La Corte di cassazione, con la sentenza in commento, confermando la sentenza di condanna emessa dalla Corte d’appello ha chiarito che “la mancata compilazione delle voci della dichiarazione riguardanti elementi essenziali ai fini della determinazione complessiva del reddito e dei conseguenti importi dovuti a titolo di imposte non può essere qualificata come una condotta neutra, contribuendo al contrario a delineare la infedeltà della dichiarazione fiscale, essendo di fatto assimilabile a una dichiarazione negativa l’omessa compilazione delle singole voci concernenti il valore del reddito imponibile e dell’Iva”.

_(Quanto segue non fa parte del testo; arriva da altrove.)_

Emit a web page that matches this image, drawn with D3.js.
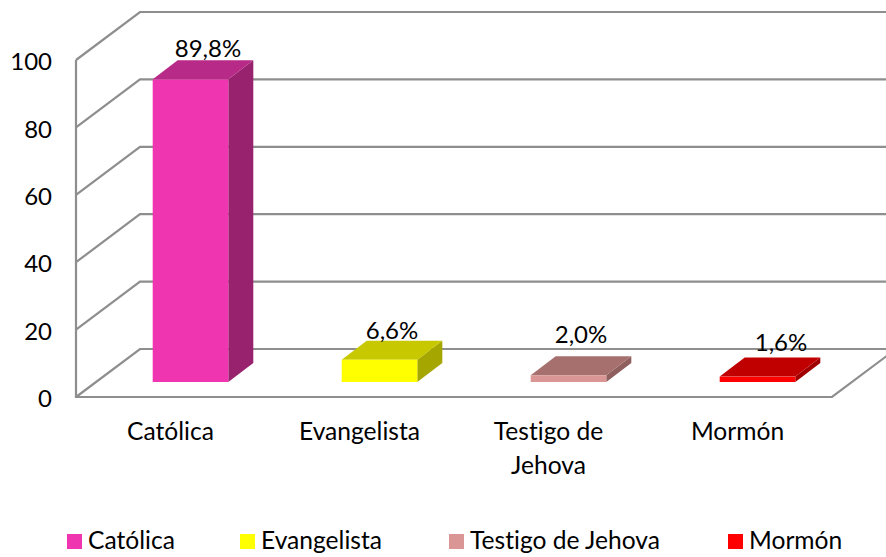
<!DOCTYPE html>
<html>
<head>
<meta charset="utf-8">
<script src="https://cdn.jsdelivr.net/npm/d3@7"></script>
<style>
    html, body { margin: 0; padding: 0; background: #fff; }
    svg { display: block; }
    text { font-family: Lato, "Open Sans", sans-serif; fill: #000; font-variant-ligatures: none; }
</style>
</head>
<body>
<svg id="chart" width="886" height="557"></svg>
<script>
const categories = ["Católica", "Evangelista", "Testigo de Jehova", "Mormón"];
const values = [89.8, 6.6, 2.0, 1.6];
const valueLabels = ["89,8%", "6,6%", "2,0%", "1,6%"];
const yTicks = [0, 20, 40, 60, 80, 100];

const frontColours = ["#f035b0", "#ffff00", "#d99694", "#ff0000"];
const topColours = ["#b82a88", "#c8c800", "#a6706f", "#c00000"];
const sideColours = ["#99226f", "#a6a600", "#8f5f5e", "#a00000"];

const width = 886;
const height = 557;
const gridColour = "#8e8e8e";

// depth of the chart box and of the bars, in pixels
const boxDx = 64;
const boxDy = 48;
const barDx = 25;
const barDy = 19;
const barShiftX = 20;
const barShiftY = 15;

const svg = d3.select("#chart");

const x = d3.scaleBand().domain(categories).range([76, 832]).paddingInner(0.6).paddingOuter(0.3);
const xCentre = d3.scaleBand().domain(categories).range([76, 832]);
const y = d3.scaleLinear().domain([0, 100]).range([397, 60]);

// walls and floor
const grid = svg.append("g")
    .attr("fill", "none")
    .attr("stroke", gridColour)
    .attr("stroke-width", 2.2);

grid.selectAll("path")
    .data(yTicks)
    .join("path")
    .attr("d", (d) => `M${x.range()[0]},${y(d)}L${x.range()[0] + boxDx},${y(d) - boxDy}L${width + 2},${y(d) - boxDy}`);

grid.append("path")
    .attr("d", `M76,${y(100)}L76,${y(0)}L832,${y(0)}L${832 + boxDx},${y(0) - boxDy}`);

// bars
const bars = svg.append("g")
    .selectAll("g")
    .data(categories)
    .join("g");

const barX = (d) => x(d) + barShiftX;
const barBase = y(0) - barShiftY;
const barTop = (i) => barBase - (y(0) - y(values[i]));

bars.append("path")
    .attr("fill", (d, i) => sideColours[i])
    .attr("d", (d, i) => {
        const r = barX(d) + x.bandwidth();
        return `M${r},${barBase}L${r},${barTop(i)}L${r + barDx},${barTop(i) - barDy}L${r + barDx},${barBase - barDy}Z`;
    });

bars.append("path")
    .attr("fill", (d, i) => topColours[i])
    .attr("d", (d, i) => {
        const l = barX(d);
        const r = l + x.bandwidth();
        const t = barTop(i);
        return `M${l},${t}L${l + barDx},${t - barDy}L${r + barDx},${t - barDy}L${r},${t}Z`;
    });

bars.append("rect")
    .attr("fill", (d, i) => frontColours[i])
    .attr("x", barX)
    .attr("y", (d, i) => barTop(i))
    .attr("width", x.bandwidth())
    .attr("height", (d, i) => barBase - barTop(i));

// value labels, the first and last were moved by hand in the original
const labelNudgeX = [5, 0, 0, 11];
const labelNudgeY = [-22, -21, -32, -26];

bars.append("text")
    .attr("text-anchor", "middle")
    .attr("font-size", 24)
    .attr("x", (d, i) => barX(d) + x.bandwidth() / 2 + barDx / 2 + labelNudgeX[i])
    .attr("y", (d, i) => barTop(i) + labelNudgeY[i])
    .text((d, i) => valueLabels[i]);

// y axis labels
const yAxis = svg.append("g")
    .attr("transform", "translate(52,2)")
    .call(d3.axisLeft(y).tickValues(yTicks).tickSize(0).tickPadding(0));
yAxis.select(".domain").remove();
yAxis.selectAll("text")
    .attr("font-size", 24)
    .style("font-family", "Lato, 'Open Sans', sans-serif");

// category labels, wrapped like the original
const catLines = [["Católica"], ["Evangelista"], ["Testigo de", "Jehova"], ["Mormón"]];

svg.append("g")
    .selectAll("text")
    .data(categories)
    .join("text")
    .attr("text-anchor", "middle")
    .attr("font-size", 24.6)
    .attr("y", 440)
    .each(function (d, i) {
        d3.select(this)
            .selectAll("tspan")
            .data(catLines[i])
            .join("tspan")
            .attr("x", xCentre(d) + xCentre.bandwidth() / 2)
            .attr("dy", (_, j) => (j ? 34 : 0))
            .text((t) => t);
    });

// legend
const legendX = [67, 240, 449, 728];
const legend = svg.append("g")
    .selectAll("g")
    .data(categories)
    .join("g")
    .attr("transform", (d, i) => `translate(${legendX[i]},534)`);

legend.append("rect")
    .attr("width", 15)
    .attr("height", 15)
    .attr("fill", (d, i) => frontColours[i]);

legend.append("text")
    .attr("x", 21)
    .attr("y", 15)
    .attr("font-size", 24.6)
    .text((d) => d);
</script>
</body>
</html>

In tal senso, “il verbo utilizzato dalla fattispecie incriminatrice, ‘indica’, lascia aperta la possibilità che la dichiarazione contenga sia elementi numerici positivi, sia attestazioni incomplete, che siano cioè contraddistinte da omesse specificazioni di elementi determinanti ai fini della determinazione dell’imposta, per cui in tal senso anche non inserire alcun dato numerico in corrispondenza di una voce essenziale equivale a ‘indicare’ un elemento, sia pure in negativo”.

È stata, inoltre, confermata la sussistenza del dolo specifico poiché la volontaria omessa compilazione degli spazi essenziali della dichiarazione è stata funzionale proprio al perseguimento dell’evasione dell’imposta, non essendo stata in alcuna modo dedotta la tesi di un’eventuale natura colposa dell’omissione.

Infine, la Corte ricorda che per orientamento monocorde della giurisprudenza di cassazione, “in tema di reati tributari, non integra il delitto di omessa dichiarazione la presentazione, nei termini previsti dalle leggi tributarie e nel rispetto delle soglie individuate, di una dichiarazione dei redditi incompleta, in quanto l’esaustiva individuazione normativa della condotta incriminata, consistente nella mancata presentazione della dichiarazione agli uffici competenti, non è suscettibile di lettura analogica, che si porrebbe in contrasto con il principio di legalità”.